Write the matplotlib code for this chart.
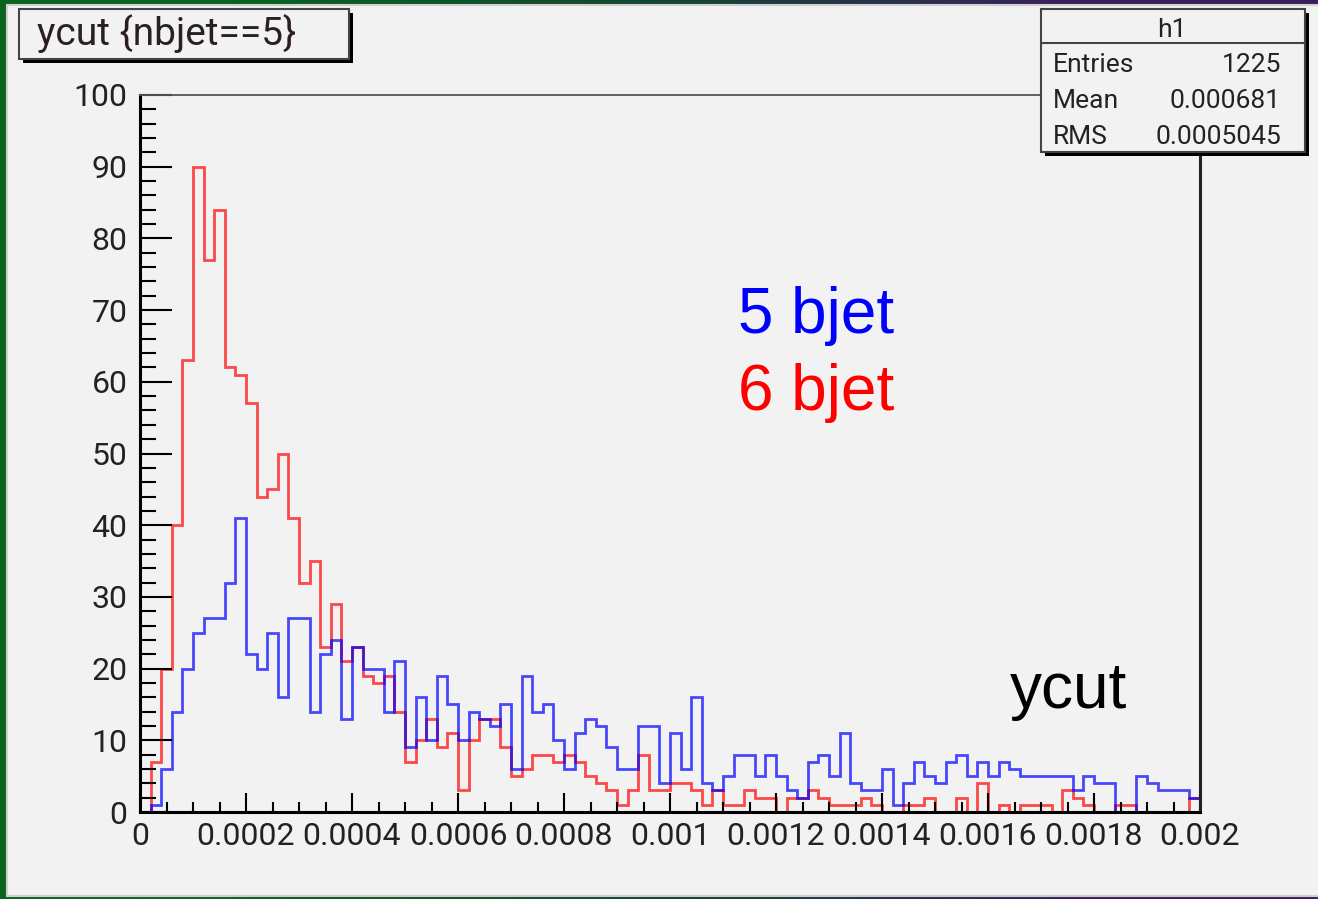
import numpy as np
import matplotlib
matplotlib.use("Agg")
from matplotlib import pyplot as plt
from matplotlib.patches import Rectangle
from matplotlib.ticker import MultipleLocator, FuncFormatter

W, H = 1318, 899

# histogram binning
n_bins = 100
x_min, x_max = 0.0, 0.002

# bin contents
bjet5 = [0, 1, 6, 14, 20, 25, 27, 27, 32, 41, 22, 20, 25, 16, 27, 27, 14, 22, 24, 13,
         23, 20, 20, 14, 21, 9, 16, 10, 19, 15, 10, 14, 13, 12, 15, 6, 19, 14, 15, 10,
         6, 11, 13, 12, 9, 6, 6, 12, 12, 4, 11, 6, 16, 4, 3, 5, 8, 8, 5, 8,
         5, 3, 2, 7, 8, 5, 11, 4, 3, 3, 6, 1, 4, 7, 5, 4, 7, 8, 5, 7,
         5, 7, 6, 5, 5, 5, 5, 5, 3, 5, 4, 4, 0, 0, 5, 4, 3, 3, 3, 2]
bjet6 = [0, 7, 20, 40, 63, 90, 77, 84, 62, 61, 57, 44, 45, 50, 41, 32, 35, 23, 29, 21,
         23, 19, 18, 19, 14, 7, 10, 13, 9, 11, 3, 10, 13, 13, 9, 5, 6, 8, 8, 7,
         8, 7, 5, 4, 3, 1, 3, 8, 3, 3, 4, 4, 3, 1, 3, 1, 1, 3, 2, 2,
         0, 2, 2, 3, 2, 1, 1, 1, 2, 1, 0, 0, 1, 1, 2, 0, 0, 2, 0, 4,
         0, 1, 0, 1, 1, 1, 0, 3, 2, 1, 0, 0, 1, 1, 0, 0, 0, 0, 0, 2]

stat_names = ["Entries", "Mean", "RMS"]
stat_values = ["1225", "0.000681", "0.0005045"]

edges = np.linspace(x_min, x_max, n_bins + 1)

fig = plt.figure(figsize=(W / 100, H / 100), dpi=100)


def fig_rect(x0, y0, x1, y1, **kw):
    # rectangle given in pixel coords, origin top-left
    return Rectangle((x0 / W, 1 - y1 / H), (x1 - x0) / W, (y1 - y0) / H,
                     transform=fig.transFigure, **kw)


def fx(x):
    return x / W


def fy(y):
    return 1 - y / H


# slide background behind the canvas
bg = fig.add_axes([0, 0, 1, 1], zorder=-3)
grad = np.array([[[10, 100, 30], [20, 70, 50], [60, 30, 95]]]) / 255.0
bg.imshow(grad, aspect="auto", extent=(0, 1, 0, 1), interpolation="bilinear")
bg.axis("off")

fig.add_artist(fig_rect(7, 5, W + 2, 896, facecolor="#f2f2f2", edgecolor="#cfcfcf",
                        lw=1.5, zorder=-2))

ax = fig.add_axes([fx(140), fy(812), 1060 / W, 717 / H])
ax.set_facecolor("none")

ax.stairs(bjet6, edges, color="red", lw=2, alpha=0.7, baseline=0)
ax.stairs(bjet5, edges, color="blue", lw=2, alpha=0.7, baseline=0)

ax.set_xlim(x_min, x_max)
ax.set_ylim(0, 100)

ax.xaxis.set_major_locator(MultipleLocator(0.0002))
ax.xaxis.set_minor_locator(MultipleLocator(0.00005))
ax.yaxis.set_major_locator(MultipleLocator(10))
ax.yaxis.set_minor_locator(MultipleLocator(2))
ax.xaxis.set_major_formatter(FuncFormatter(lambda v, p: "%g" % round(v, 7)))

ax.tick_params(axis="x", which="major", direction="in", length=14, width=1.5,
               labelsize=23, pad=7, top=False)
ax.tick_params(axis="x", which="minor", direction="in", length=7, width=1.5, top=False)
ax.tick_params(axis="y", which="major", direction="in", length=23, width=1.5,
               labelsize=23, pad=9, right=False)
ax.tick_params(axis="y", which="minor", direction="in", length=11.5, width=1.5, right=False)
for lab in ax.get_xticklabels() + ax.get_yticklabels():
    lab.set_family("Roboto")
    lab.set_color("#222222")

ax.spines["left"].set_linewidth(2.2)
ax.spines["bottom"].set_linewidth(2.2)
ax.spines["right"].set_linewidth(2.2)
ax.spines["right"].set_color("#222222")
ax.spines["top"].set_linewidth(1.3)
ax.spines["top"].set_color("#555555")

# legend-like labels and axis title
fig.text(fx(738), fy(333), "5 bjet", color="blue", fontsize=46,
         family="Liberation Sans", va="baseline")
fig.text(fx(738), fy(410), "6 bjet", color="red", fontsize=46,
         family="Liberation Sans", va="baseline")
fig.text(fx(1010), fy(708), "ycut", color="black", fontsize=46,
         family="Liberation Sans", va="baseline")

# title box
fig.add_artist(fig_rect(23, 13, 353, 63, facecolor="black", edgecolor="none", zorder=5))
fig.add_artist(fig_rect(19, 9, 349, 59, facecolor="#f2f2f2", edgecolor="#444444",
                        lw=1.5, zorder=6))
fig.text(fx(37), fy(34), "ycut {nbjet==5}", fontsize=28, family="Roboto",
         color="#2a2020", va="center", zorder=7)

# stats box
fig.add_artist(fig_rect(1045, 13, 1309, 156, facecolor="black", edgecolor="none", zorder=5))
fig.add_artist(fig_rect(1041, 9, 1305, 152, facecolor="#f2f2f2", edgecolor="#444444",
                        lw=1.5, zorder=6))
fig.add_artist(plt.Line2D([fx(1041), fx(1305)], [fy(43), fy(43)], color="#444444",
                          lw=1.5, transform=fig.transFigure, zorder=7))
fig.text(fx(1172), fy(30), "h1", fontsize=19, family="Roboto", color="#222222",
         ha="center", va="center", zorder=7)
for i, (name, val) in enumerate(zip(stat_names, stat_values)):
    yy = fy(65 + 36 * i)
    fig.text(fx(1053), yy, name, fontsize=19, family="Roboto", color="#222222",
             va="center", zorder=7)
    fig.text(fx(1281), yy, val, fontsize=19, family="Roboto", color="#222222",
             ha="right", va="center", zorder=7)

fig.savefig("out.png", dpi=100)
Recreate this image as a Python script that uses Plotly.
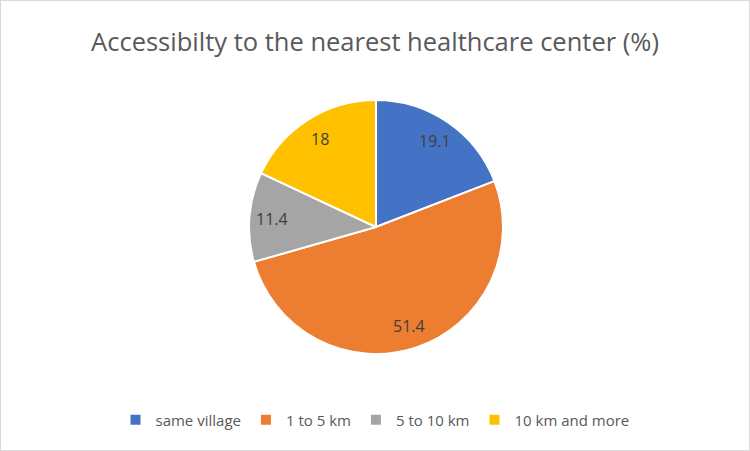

• • • • •

**PROBLEM**
Print exactly the first line of the entries and every line after it through the one that contains "W, H = 1318, 899", leaving the pictures out.

**ANSWER FOR THIS EXERCISE**
Write the matplotlib code for this chart.
import numpy as np
import matplotlib
matplotlib.use("Agg")
from matplotlib import pyplot as plt
from matplotlib.patches import Rectangle
from matplotlib.ticker import MultipleLocator, FuncFormatter

W, H = 1318, 899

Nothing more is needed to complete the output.